# Exercise brief:
Skip the pictures. Reproduce all other material exactly.

# Record set:
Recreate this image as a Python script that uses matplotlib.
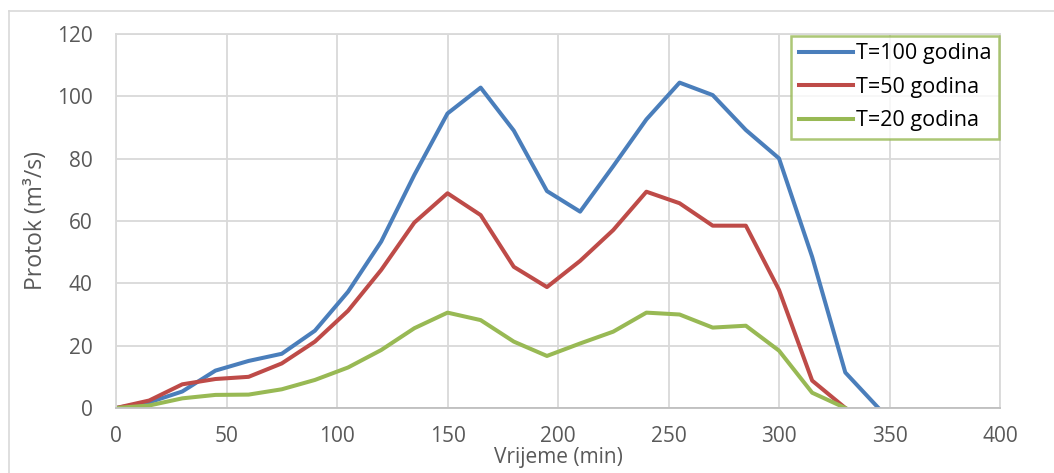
import matplotlib.pyplot as plt
from matplotlib.lines import Line2D

plt.rcParams['font.family'] = ['Open Sans', 'DejaVu Sans']

vrijeme = [0, 15, 30, 45, 60, 75, 90, 105, 120, 135, 150, 165, 180, 195,
           210, 225, 240, 255, 270, 285, 300, 315, 330, 345]
t100 = [0, 1.8, 5.3, 12.0, 15.1, 17.4, 24.8, 37.3, 53.4, 74.8, 94.5, 102.8,
        89.0, 69.6, 63.0, 77.6, 92.6, 104.4, 100.4, 89.2, 80.1, 48.5, 11.4, 0]
t50 = [0, 2.4, 7.6, 9.3, 10.0, 14.3, 21.3, 31.2, 44.3, 59.5, 68.9, 61.9,
       45.3, 38.8, 47.2, 57.1, 69.4, 65.7, 58.5, 58.5, 37.9, 8.8, 0]
t20 = [0, 0.8, 3.1, 4.2, 4.3, 6.0, 9.0, 13.0, 18.6, 25.6, 30.6, 28.2,
       21.3, 16.7, 20.7, 24.5, 30.6, 30.0, 25.8, 26.4, 18.4, 4.9, 0]
labels = ['T=100 godina', 'T=50 godina', 'T=20 godina']

fig = plt.figure(figsize=(10.54, 4.73), dpi=100)
ax = fig.add_axes([116 / 1054, 1 - 408 / 473, 884 / 1054, 374 / 473])

ax.plot(vrijeme, t100, color='#4A7EBB', lw=2.9, label=labels[0])
ax.plot(vrijeme[:len(t50)], t50, color='#BE4B48', lw=2.9, label=labels[1])
ax.plot(vrijeme[:len(t20)], t20, color='#98B954', lw=2.9, label=labels[2])

ax.set_xlim(0, 400)
ax.set_ylim(0, 120)
ax.set_xticks(range(0, 401, 50))
ax.set_yticks(range(0, 121, 20))
ax.grid(True, color='#D9D9D9', lw=1.3)
ax.set_axisbelow(True)
for s in ax.spines.values():
    s.set_color('#D9D9D9')
    s.set_linewidth(1.3)
ax.spines['bottom'].set_color('#BFBFBF')
ax.tick_params(length=0, labelsize=15, colors='#595959')
ax.tick_params(axis='y', pad=17)
ax.tick_params(axis='x', pad=13)
ax.set_xlabel('Vrijeme (min)', fontsize=15, color='#595959', labelpad=0)
ax.set_ylabel('Protok (m³/s)', fontsize=16.5, color='#595959', labelpad=6)

leg = ax.legend(loc='upper right', bbox_to_anchor=(0.999, 0.995), fontsize=15.5,
                frameon=True, fancybox=False, handlelength=2.5,
                handletextpad=0.15, borderpad=0.35, labelspacing=0.58,
                borderaxespad=0)
leg.get_frame().set_edgecolor('#98B954')
leg.get_frame().set_linewidth(1.8)

# outer chart border (top and left)
fig.add_artist(Line2D([9 / 1054, 1], [1 - 11 / 473, 1 - 11 / 473],
                      color='#D9D9D9', lw=1.2))
fig.add_artist(Line2D([9 / 1054, 9 / 1054], [0, 1 - 11 / 473],
                      color='#D9D9D9', lw=1.2))

fig.savefig('out.png', dpi=100)
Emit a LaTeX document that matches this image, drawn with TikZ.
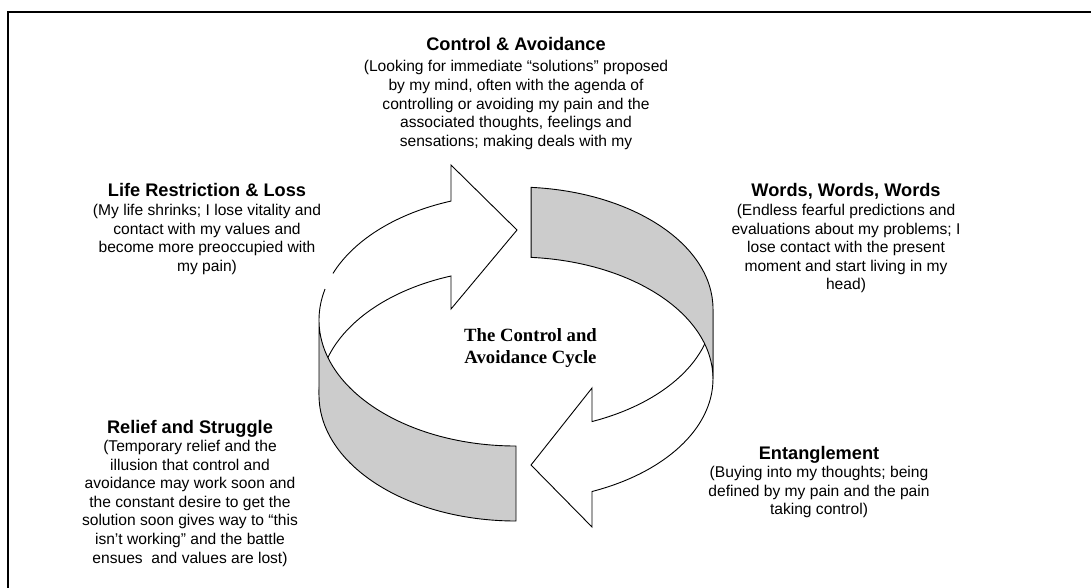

# Complete response:
Recreate this image as a Python script that uses matplotlib.
import matplotlib.pyplot as plt
from matplotlib.lines import Line2D

plt.rcParams['font.family'] = ['Open Sans', 'DejaVu Sans']

vrijeme = [0, 15, 30, 45, 60, 75, 90, 105, 120, 135, 150, 165, 180, 195,
           210, 225, 240, 255, 270, 285, 300, 315, 330, 345]
t100 = [0, 1.8, 5.3, 12.0, 15.1, 17.4, 24.8, 37.3, 53.4, 74.8, 94.5, 102.8,
        89.0, 69.6, 63.0, 77.6, 92.6, 104.4, 100.4, 89.2, 80.1, 48.5, 11.4, 0]
t50 = [0, 2.4, 7.6, 9.3, 10.0, 14.3, 21.3, 31.2, 44.3, 59.5, 68.9, 61.9,
       45.3, 38.8, 47.2, 57.1, 69.4, 65.7, 58.5, 58.5, 37.9, 8.8, 0]
t20 = [0, 0.8, 3.1, 4.2, 4.3, 6.0, 9.0, 13.0, 18.6, 25.6, 30.6, 28.2,
       21.3, 16.7, 20.7, 24.5, 30.6, 30.0, 25.8, 26.4, 18.4, 4.9, 0]
labels = ['T=100 godina', 'T=50 godina', 'T=20 godina']

fig = plt.figure(figsize=(10.54, 4.73), dpi=100)
ax = fig.add_axes([116 / 1054, 1 - 408 / 473, 884 / 1054, 374 / 473])

ax.plot(vrijeme, t100, color='#4A7EBB', lw=2.9, label=labels[0])
ax.plot(vrijeme[:len(t50)], t50, color='#BE4B48', lw=2.9, label=labels[1])
ax.plot(vrijeme[:len(t20)], t20, color='#98B954', lw=2.9, label=labels[2])

ax.set_xlim(0, 400)
ax.set_ylim(0, 120)
ax.set_xticks(range(0, 401, 50))
ax.set_yticks(range(0, 121, 20))
ax.grid(True, color='#D9D9D9', lw=1.3)
ax.set_axisbelow(True)
for s in ax.spines.values():
    s.set_color('#D9D9D9')
    s.set_linewidth(1.3)
ax.spines['bottom'].set_color('#BFBFBF')
ax.tick_params(length=0, labelsize=15, colors='#595959')
ax.tick_params(axis='y', pad=17)
ax.tick_params(axis='x', pad=13)
ax.set_xlabel('Vrijeme (min)', fontsize=15, color='#595959', labelpad=0)
ax.set_ylabel('Protok (m³/s)', fontsize=16.5, color='#595959', labelpad=6)

leg = ax.legend(loc='upper right', bbox_to_anchor=(0.999, 0.995), fontsize=15.5,
                frameon=True, fancybox=False, handlelength=2.5,
                handletextpad=0.15, borderpad=0.35, labelspacing=0.58,
                borderaxespad=0)
leg.get_frame().set_edgecolor('#98B954')
leg.get_frame().set_linewidth(1.8)

# outer chart border (top and left)
fig.add_artist(Line2D([9 / 1054, 1], [1 - 11 / 473, 1 - 11 / 473],
                      color='#D9D9D9', lw=1.2))
fig.add_artist(Line2D([9 / 1054, 9 / 1054], [0, 1 - 11 / 473],
                      color='#D9D9D9', lw=1.2))

fig.savefig('out.png', dpi=100)
Emit a LaTeX document that matches this image, drawn with TikZ.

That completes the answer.